VerityPy 1.1
Python library for Verity data profiling, quality control, remediation
Functions | Variables
VerityPy.processing.remediateparsing Namespace Reference

Functions

list shift_array_entries (list origvals, list recflds, dict hashrecflds, list pinflds)
 
list fix_record_field_split (dict settings, list srcfields, list srcrecs)
 

Variables

str DQ = "\""
 

Detailed Description

Remediate Parsing

Remediates (i.e fixes) records that parse incorrectly leading to incorrect number of field values relative to number fields in schema. 
This has three types:
    big: too many field values typically due to embedded delimiters in some field values
    small1: too few fields by 1 which can either be an error or acceptable since some databases intentionally drop last field if it is empty setting it as null
    small2: too few fields by 2 or more typically caused by line feeds in fields or problems exporting records across data system types
This class detects and corrects these errors making new records that are correct

Function Documentation

◆ fix_record_field_split()

list fix_record_field_split ( dict settings,
list srcfields,
list srcrecs )
Fix Record Field Splitting

Repairs records with parsing problems having too many or too few field values relative to defined 
number of fields. This occurs due to embedded delimiters in some field values causing too many parsed values, 
and records broken across multiple lines causing too few values. These situations are categorized into 3 types:
1) big (too many parsed values), 2) small1 (1 too few values), 3) small2 (2 or more too few values). small1 is a 
special case since some data systems purposefully eliminate the fnal field value in a record if it is empty by 
making it null thereby saving storage and memory space. In this case, the record is actually fine but is missing its final 
field value. This can be accepted by having the setting 'allowLastEmpty' = TRUE leading to a default value assigned 
to this last record field based on datatype: int and real assigned 0, bool assigned FALSE, others assigned empty string.

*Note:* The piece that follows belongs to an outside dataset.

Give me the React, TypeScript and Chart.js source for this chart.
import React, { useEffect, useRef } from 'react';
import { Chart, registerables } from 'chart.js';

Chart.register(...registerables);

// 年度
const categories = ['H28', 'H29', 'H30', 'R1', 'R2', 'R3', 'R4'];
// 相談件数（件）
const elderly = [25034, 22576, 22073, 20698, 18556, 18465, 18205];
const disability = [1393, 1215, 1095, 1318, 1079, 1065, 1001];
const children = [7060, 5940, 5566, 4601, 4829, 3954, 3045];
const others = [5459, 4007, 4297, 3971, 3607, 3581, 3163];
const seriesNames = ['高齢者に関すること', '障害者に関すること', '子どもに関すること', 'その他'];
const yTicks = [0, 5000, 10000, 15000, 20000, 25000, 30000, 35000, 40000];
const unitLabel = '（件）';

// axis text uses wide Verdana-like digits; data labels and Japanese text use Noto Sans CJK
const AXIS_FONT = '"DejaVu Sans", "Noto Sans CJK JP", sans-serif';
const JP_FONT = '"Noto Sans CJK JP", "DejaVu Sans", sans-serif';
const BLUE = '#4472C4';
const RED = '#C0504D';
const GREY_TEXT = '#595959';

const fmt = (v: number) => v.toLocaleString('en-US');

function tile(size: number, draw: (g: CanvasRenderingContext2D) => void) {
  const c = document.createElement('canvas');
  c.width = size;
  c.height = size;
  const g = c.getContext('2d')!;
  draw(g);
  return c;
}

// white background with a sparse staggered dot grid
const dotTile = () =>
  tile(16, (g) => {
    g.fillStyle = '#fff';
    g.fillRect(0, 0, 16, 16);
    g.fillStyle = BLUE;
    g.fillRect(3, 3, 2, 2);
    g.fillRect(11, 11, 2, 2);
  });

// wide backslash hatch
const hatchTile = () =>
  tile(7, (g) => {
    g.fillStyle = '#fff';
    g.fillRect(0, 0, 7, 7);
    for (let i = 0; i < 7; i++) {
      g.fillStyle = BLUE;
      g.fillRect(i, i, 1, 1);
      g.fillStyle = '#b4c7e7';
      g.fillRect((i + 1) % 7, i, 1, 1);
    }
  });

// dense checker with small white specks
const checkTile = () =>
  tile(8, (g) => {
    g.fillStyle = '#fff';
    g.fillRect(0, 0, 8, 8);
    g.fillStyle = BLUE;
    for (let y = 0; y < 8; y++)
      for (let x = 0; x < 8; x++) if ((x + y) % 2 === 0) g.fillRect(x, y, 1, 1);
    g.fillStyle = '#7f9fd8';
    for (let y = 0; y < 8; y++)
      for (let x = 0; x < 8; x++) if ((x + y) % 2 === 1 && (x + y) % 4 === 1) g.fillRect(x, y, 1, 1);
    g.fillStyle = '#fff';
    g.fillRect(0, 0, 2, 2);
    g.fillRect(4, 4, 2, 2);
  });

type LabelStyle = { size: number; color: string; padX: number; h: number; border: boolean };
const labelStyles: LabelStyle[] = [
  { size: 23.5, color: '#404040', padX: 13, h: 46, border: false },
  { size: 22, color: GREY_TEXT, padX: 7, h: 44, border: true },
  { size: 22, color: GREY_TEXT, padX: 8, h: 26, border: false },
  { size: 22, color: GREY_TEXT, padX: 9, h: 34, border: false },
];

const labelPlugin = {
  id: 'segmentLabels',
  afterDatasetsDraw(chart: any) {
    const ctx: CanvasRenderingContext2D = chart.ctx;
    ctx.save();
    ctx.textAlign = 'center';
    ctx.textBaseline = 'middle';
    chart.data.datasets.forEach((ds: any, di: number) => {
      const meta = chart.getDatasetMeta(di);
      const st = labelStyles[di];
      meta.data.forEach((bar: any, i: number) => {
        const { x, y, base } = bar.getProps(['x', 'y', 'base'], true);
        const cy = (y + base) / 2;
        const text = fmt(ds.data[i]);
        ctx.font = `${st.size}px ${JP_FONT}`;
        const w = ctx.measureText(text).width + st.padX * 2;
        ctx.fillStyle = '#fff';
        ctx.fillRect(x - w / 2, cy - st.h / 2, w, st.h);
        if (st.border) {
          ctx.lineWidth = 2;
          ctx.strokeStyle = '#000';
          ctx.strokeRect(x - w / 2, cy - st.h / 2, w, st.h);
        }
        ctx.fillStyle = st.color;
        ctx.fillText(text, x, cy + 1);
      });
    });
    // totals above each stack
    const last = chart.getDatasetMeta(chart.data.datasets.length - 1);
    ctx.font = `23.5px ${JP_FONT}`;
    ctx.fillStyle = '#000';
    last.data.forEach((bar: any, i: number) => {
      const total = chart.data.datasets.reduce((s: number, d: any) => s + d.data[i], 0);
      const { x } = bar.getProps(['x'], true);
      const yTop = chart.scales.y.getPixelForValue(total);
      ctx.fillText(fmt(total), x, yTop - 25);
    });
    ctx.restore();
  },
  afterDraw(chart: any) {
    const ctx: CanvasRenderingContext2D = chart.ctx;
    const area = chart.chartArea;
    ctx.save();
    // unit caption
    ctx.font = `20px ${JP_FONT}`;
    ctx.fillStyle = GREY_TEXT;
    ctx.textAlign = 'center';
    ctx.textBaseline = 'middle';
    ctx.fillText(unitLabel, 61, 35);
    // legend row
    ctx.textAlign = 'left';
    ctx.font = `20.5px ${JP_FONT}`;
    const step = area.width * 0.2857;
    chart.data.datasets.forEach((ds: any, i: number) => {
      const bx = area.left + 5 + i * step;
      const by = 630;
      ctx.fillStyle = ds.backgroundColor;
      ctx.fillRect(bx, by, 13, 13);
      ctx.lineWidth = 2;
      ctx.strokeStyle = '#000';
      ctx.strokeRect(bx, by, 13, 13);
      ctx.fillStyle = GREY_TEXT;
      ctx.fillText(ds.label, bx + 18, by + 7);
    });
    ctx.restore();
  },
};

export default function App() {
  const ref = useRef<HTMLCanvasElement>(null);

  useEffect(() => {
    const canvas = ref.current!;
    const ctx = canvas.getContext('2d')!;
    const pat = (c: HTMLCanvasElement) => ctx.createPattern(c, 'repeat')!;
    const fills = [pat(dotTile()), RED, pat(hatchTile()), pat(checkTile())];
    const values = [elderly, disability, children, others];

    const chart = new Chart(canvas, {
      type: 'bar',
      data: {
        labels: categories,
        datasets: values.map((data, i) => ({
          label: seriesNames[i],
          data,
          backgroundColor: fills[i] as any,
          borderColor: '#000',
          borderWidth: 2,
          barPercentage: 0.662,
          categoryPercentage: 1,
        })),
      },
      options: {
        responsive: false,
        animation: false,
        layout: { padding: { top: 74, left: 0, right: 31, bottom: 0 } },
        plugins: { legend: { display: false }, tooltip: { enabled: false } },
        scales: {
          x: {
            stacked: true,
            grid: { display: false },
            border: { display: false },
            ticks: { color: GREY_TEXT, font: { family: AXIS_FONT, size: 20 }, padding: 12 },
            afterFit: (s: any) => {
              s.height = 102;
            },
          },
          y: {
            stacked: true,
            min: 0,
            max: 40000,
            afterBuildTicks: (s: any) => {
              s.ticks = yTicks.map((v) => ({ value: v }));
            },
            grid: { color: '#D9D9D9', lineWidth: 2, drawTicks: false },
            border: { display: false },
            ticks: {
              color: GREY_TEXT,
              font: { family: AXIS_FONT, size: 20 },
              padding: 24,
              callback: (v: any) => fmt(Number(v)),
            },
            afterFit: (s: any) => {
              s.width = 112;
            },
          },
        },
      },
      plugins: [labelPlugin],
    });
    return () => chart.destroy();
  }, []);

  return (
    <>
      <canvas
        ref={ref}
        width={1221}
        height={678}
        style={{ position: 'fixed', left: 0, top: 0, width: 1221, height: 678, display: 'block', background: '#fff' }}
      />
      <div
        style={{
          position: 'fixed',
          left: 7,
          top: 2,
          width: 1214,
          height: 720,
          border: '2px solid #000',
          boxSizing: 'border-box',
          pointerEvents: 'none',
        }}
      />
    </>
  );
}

    * settings: Dictionary of setting parameters. Both key and value are strings. Settings:
        - allow_last_empty: bool whether to allow last field to be empty (i.e. small1 parsing) and assign it default value. Default is TRUE
        - is_quoted: bool whether fields values may be enclosed by double quotes as is common when data exported from SpreadSheets and some databases. Default is FALSE.
        - has_header: bool whether first non-empty record is a header row of delimited field titles. Default is FALSE.
        - ignore_empty: bool whether to ignore empty records. Default is TRUE.
        - pin_fields: field titles delimited by pipe (if more than 1) that are pinned meaning if record has too many fields (i.e. big) then these fields will not shifted as 
                the algorithm finds the best way to merge values to make corrected record
        - ignore_start_str: string parts delimited by pipe (if more than 1) that will cause records starting with any one of them to be ignored. Always case insensitive. 
                A common use for this is to filter out comment lines such as those starting with # or // in which case set to #|//
        - delim: name of delimiter to use to parse records: comma, pipe, tab, colon, caret. This is required.
        - join_char: token (max 10 chars) or alias to insert when joining lines to remediate parsing. Default is to use nothing. 
                            Aliases include: -comma-, -tab-, -pipe-, -space-, -bslash-, -fslash-, -lparen-, -rparen-, 
                            -lcurly-, -rcurly-, -lsquare-, -rsquare-, -dblquote-, -mathpi-, -mathe-
    * srcfields: list of Field objects comprising records
    * srcrecs: list of string source records

returns: list of new records. If error, 0th entry starts with notok: otherwise 0th entry is string of stats, 
    entry[1] is header of field titles. For stats, examples may have prefix of (nline) with nline being the line number read 
    (excluding empty and comments lines) and is therefore 1 larger than the line's index 
    in the Python list (i.e. nline is 1 based while lists are 0-based).

Definition at line 351 of file remediateparsing.py.

◆ shift_array_entries()

list shift_array_entries ( list origvals,
list recflds,
dict hashrecflds,
list pinflds )
Shifts array of parsed field values to correct having more values than defined fields. 
    Uses algorithm assessing best field and field + 1 (index positions in record) to join 
    based on datatypes, formats and known patterns of root causes of this error.

* origvals: array of parsed field values
    * recflds: list of Field object containing datatype and format specifications
    * hashrecflds: Dictionary of field title lowercase to its array index
    * pinflds: optional list of field titles that are pinned meaning their position cannot be changed
    
returns: new array of parsed field values. If error, 0th entry starts with notok:

Definition at line 24 of file remediateparsing.py.

Variable Documentation

◆ DQ

str DQ = "\""

Definition at line 22 of file remediateparsing.py.